Identify all lines in the data containing the string "this". Copy them out.

>> begin DATA SHOWN

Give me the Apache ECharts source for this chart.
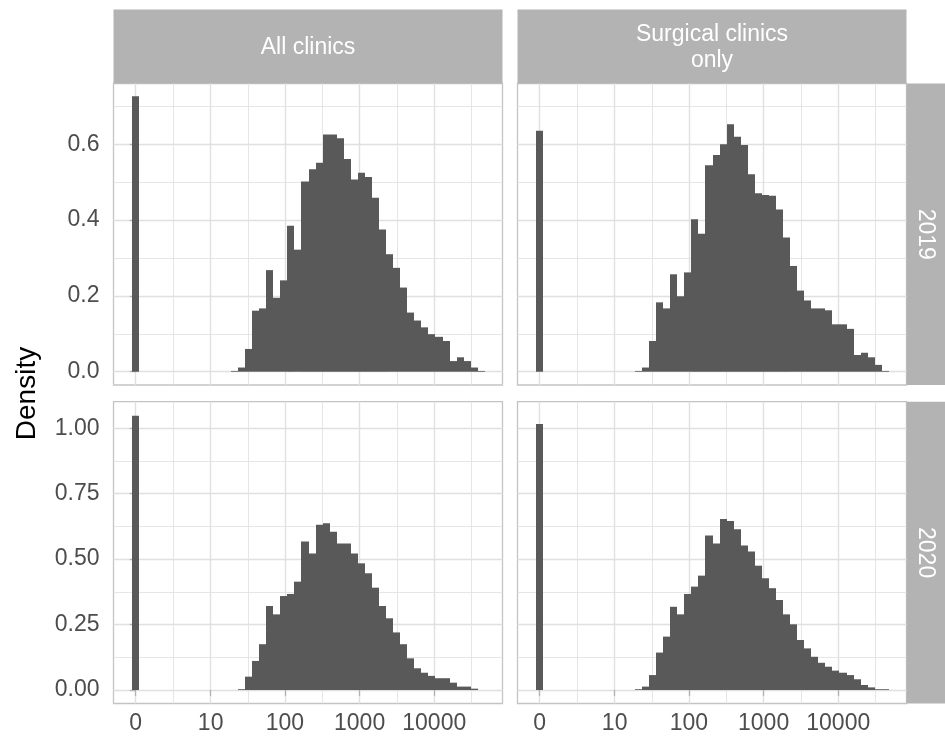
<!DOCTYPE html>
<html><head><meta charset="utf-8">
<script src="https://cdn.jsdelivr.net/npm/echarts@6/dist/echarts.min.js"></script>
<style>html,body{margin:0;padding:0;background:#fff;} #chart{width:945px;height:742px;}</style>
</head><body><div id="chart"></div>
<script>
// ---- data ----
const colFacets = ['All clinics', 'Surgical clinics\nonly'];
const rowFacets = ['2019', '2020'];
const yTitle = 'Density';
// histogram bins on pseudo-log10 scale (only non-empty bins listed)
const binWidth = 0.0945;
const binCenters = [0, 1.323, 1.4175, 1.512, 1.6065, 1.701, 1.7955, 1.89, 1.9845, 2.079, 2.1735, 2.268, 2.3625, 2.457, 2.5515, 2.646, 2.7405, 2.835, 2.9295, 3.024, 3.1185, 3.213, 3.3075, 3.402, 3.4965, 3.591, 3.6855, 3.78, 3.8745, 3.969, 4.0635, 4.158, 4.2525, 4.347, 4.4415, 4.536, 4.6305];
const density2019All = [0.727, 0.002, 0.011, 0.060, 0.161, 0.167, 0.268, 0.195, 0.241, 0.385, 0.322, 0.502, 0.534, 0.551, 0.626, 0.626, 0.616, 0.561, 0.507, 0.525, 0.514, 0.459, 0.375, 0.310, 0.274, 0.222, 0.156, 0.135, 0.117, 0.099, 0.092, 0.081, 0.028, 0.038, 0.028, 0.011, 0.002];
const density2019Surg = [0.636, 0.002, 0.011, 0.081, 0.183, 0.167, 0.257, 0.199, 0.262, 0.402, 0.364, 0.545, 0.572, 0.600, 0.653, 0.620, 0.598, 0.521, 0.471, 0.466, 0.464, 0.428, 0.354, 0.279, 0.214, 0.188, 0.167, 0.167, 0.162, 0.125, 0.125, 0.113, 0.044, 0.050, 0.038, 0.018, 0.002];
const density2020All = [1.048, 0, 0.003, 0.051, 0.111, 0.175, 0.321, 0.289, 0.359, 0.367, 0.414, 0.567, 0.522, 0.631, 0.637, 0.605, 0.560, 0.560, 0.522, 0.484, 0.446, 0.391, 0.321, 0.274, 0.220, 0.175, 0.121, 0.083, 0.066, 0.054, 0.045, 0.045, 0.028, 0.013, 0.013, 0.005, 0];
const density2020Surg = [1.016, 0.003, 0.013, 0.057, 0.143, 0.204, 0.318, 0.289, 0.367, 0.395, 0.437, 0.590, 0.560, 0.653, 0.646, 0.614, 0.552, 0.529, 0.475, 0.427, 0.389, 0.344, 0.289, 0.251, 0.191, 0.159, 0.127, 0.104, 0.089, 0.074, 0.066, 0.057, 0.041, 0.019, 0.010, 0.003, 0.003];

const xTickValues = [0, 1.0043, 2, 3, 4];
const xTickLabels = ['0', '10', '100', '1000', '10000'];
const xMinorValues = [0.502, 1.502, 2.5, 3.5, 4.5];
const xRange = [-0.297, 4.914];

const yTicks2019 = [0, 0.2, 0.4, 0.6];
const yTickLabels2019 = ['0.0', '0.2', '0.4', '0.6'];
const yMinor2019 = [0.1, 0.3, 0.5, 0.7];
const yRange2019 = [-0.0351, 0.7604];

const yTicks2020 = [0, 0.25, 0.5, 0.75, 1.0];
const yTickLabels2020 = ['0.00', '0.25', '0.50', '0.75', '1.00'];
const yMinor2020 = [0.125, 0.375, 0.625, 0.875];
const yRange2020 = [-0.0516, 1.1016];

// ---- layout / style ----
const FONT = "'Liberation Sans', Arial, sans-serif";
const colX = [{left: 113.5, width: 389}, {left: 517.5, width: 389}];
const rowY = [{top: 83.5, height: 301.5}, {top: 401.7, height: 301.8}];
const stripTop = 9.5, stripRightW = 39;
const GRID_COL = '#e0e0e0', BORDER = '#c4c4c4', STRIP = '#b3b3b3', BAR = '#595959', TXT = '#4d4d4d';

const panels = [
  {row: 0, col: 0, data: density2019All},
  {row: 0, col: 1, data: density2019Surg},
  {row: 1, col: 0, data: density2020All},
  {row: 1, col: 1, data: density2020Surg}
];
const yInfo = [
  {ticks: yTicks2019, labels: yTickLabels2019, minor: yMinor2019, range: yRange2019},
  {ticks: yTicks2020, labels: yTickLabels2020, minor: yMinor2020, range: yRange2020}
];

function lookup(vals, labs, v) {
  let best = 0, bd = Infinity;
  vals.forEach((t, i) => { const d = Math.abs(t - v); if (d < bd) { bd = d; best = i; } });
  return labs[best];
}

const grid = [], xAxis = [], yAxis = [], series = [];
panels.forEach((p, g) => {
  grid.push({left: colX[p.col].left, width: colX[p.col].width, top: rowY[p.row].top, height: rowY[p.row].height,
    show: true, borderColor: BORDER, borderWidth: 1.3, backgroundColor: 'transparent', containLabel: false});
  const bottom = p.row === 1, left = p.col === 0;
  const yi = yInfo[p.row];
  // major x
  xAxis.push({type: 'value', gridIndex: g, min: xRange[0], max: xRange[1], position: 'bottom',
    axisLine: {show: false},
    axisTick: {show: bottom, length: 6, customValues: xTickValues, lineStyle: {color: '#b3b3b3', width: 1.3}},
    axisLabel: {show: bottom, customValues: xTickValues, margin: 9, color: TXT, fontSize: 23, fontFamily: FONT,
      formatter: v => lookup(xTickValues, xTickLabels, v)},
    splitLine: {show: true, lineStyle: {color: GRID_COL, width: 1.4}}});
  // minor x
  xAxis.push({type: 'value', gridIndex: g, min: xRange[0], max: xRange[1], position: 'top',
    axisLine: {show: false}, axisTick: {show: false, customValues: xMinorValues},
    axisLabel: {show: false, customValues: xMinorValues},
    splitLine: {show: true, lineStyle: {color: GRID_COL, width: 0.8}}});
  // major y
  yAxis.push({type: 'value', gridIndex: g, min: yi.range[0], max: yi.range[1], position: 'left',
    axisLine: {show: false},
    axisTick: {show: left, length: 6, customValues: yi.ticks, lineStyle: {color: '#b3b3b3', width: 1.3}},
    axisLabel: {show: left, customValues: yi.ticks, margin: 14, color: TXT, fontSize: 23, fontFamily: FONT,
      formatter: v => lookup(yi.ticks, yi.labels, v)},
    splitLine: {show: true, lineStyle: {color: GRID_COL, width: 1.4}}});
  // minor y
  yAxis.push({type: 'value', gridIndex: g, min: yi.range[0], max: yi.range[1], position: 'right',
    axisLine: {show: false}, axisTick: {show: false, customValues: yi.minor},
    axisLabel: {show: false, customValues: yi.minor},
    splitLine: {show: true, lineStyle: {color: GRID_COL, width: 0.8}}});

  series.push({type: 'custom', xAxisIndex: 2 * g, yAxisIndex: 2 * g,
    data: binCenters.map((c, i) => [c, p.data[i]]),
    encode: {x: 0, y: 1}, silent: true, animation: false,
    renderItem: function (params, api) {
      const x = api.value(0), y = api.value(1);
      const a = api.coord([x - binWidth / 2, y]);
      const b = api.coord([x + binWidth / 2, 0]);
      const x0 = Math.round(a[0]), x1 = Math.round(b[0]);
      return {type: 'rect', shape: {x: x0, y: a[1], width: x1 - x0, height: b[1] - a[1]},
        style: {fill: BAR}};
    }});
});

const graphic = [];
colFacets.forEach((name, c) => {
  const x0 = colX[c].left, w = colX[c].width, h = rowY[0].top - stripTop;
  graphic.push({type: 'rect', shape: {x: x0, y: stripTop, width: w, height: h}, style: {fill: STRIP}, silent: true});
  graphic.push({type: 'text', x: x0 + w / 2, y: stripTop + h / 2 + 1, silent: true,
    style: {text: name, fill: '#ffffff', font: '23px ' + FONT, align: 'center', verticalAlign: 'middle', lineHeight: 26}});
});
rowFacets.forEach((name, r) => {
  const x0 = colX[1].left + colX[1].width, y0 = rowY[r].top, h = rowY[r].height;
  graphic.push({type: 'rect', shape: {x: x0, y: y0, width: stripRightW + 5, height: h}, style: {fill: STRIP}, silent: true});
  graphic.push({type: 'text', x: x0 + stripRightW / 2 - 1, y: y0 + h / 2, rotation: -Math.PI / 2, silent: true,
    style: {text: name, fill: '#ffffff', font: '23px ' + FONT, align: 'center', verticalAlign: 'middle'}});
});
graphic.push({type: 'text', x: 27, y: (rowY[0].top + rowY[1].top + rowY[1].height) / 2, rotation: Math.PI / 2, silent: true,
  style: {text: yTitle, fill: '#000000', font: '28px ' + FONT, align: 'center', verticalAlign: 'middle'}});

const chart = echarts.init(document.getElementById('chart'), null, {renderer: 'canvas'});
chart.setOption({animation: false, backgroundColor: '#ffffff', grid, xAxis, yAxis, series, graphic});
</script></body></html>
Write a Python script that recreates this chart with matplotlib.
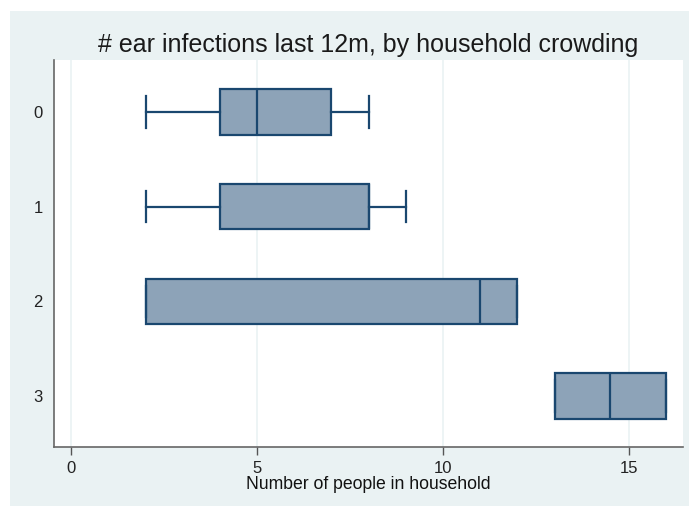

>> end DATA SHOWN

### FINAL RESULT
Give me the Apache ECharts source for this chart.
Write a Python script that recreates this chart with matplotlib.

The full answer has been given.